Merkle conducted 3,094 interviews with buyers and key decision-making influencers, exploring 5,622 B2B brand experiences. What emerged is less a statistical abstract than a picture of the B2B customer journey. 


There are several stages in the buyer journey:



  1.  General thinking — several brands will not even be considered.
  2.  Prospects do some research to see who might be worth contacting.
  3.  A handful of suppliers are asked to provide a quote or proposal after being looked at more closely. 
  4.  A winner is chosen. 
  5.  New brands that work out are reaffirmed as established partners.
  6.  Successful partnerships lead to repurchase and upselling. 

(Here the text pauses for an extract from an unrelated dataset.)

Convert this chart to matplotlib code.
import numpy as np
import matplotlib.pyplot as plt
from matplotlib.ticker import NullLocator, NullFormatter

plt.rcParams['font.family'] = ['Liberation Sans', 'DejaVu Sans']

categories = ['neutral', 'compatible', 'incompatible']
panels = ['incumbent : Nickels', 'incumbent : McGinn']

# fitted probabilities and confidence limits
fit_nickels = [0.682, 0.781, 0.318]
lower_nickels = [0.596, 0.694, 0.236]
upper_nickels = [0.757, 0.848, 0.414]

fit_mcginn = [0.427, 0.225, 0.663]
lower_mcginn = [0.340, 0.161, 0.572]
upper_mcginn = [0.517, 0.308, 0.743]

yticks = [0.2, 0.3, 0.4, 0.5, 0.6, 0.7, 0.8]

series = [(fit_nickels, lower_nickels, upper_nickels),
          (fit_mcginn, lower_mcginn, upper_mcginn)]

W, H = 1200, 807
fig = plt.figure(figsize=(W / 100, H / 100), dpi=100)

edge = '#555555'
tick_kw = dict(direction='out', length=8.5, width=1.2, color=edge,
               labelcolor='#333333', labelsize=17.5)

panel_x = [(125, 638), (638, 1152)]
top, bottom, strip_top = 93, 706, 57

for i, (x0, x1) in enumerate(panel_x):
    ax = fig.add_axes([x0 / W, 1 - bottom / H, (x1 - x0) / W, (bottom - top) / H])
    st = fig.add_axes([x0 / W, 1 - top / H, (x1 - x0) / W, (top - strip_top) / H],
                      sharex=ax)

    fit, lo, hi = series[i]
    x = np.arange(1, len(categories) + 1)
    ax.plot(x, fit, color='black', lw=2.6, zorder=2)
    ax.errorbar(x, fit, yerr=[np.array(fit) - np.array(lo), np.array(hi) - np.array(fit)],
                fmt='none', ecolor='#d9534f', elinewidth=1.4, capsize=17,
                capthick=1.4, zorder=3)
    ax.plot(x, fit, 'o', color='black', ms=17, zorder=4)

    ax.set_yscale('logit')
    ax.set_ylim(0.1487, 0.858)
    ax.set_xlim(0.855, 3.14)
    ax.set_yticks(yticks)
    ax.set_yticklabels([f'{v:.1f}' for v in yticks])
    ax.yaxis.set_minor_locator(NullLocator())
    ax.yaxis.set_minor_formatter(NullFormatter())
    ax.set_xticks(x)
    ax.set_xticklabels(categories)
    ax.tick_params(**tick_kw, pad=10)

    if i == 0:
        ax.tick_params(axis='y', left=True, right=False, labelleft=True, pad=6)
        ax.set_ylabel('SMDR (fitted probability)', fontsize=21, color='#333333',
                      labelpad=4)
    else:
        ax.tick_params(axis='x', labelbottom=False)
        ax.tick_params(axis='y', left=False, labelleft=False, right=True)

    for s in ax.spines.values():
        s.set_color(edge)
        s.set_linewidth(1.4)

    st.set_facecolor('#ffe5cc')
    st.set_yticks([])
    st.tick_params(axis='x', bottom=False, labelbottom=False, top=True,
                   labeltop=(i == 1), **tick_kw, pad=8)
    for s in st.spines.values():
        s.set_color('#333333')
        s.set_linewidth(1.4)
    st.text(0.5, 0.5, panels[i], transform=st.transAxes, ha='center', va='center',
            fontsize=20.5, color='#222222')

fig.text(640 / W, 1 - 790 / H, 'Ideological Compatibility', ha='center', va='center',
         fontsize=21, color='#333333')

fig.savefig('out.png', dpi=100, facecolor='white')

Merkle doesn’t say this, but email can be a factor at almost every stage. For one, email is a useful for follow-up during stages 2 and 3, and for offers and other forms of reaching out in the later stages. Triggered emails are essential at all points.


The question is: What are the elements that drive engagement via email or any other channel? Merkle identifies four “B2B Brand superpowers,” or factors that lead to conversions:



  • Reliability — Can the brand be trusted and relied on?
  • Understanding — This means the “tailoring, adaptability, service, and business philosophies that say, “we understand you.” Here is where your customer data center and personalization capability come in.
  • Enrichment — This reflects the brand’s ability to improve and make easier the customer’s work life.  
  • Preeminence — This means the brand is a leader within its field, one that reflects glory on the buyer. 

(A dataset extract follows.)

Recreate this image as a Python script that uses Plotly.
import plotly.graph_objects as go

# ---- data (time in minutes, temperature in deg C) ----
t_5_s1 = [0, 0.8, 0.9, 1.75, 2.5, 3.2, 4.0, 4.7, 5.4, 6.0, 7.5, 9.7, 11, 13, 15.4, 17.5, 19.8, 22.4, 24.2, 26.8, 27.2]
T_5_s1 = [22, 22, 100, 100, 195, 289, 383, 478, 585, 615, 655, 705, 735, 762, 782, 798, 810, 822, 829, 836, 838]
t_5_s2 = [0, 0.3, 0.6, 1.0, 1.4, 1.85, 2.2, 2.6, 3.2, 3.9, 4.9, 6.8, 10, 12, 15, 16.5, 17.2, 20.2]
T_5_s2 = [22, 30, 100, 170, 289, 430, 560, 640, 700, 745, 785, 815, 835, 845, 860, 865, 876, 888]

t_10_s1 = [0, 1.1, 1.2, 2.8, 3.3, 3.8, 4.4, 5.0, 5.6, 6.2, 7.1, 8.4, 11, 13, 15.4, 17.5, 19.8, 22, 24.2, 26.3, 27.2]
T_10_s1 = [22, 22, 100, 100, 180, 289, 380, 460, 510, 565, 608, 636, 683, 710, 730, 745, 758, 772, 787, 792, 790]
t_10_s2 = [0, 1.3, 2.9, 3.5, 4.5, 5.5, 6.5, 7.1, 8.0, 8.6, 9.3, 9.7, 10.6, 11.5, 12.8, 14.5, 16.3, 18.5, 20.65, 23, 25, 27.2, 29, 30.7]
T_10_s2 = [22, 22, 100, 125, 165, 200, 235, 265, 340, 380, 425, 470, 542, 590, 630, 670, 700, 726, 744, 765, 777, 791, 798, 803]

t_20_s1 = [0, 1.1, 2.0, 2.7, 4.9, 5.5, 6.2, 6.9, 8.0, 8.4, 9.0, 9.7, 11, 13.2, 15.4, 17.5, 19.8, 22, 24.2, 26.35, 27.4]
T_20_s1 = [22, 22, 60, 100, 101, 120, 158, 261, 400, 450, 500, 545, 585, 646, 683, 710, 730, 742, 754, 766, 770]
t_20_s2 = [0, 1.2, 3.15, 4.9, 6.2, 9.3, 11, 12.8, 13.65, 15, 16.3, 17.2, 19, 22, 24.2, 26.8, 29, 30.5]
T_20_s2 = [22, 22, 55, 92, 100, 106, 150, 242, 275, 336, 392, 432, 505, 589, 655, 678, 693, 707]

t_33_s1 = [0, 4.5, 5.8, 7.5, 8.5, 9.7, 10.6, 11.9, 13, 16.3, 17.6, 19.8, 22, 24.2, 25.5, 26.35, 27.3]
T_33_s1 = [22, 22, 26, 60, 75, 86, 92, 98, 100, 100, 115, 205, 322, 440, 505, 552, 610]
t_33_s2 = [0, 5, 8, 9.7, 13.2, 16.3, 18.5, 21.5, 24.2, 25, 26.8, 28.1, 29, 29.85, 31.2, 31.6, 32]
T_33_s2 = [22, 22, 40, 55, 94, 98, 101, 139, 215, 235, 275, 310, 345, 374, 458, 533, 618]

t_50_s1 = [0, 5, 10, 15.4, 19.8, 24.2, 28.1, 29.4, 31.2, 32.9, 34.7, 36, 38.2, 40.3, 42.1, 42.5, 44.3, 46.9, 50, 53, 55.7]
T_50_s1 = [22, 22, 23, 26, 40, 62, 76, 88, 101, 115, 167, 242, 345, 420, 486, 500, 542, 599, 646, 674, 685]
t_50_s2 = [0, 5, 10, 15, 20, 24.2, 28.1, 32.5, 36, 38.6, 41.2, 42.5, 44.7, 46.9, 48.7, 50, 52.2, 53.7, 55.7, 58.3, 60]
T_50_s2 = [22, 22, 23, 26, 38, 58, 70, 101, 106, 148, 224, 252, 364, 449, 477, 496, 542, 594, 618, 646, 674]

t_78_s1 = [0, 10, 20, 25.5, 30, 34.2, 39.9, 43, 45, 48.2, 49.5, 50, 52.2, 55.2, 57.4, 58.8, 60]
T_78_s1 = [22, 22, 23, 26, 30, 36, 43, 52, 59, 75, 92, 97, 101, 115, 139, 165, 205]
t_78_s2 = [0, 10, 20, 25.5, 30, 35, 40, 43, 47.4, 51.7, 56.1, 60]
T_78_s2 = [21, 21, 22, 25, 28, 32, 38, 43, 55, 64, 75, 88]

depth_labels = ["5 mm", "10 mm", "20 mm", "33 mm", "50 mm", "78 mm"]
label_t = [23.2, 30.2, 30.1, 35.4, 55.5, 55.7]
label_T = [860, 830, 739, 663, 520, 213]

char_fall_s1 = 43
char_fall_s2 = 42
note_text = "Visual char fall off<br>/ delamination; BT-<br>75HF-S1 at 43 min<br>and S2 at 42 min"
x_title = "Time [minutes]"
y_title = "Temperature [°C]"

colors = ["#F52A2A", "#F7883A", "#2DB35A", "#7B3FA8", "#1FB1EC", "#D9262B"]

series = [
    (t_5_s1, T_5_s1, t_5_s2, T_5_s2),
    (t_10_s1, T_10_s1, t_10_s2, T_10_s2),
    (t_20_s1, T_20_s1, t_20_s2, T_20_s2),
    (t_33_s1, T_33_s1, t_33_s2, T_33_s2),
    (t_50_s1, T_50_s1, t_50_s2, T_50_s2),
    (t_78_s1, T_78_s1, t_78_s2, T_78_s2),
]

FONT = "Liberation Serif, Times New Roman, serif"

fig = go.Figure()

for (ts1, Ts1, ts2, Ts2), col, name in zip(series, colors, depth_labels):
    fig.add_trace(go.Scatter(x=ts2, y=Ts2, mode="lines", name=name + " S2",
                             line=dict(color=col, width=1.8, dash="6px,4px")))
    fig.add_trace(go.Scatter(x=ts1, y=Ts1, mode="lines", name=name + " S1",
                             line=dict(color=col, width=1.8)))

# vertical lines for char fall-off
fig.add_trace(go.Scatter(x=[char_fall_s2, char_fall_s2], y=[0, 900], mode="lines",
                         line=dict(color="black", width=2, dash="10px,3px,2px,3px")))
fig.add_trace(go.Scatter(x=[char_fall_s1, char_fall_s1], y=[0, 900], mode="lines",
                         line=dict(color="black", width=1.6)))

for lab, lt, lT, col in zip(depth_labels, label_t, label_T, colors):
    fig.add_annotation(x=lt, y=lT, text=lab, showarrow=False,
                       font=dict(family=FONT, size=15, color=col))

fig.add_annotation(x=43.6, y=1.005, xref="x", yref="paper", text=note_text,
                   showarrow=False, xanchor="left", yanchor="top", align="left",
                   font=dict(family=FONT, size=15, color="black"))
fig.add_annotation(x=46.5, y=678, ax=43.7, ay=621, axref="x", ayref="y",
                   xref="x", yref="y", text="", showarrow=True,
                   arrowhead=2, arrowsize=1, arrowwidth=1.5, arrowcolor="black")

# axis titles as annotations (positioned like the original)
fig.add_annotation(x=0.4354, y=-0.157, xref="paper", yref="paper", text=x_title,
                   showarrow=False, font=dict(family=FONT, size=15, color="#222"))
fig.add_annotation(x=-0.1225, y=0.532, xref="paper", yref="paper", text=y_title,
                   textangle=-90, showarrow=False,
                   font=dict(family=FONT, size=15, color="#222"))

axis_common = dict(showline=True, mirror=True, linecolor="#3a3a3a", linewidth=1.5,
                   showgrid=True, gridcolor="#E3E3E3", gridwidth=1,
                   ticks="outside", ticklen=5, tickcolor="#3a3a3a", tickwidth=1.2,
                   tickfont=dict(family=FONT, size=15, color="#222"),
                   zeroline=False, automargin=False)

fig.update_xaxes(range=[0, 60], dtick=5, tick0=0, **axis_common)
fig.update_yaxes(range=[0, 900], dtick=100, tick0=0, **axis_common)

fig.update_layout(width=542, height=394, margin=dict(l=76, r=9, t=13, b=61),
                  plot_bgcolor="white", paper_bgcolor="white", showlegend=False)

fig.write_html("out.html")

When it comes to reliability, B2B outfits are doing well at meeting minimum quality/functional needs, complying with regulations and standards and taking steps to mitigate risks. But they struggle to be competitively priced. 


At the preeminence level, B2B brands could do better at being active thought leaders in their category — that means they should be supplying content. And brands struggle to have a clear vision and actively work towards it. 


B2B International and gyro are part of Merkle B2B, a collective of five B2B agencies.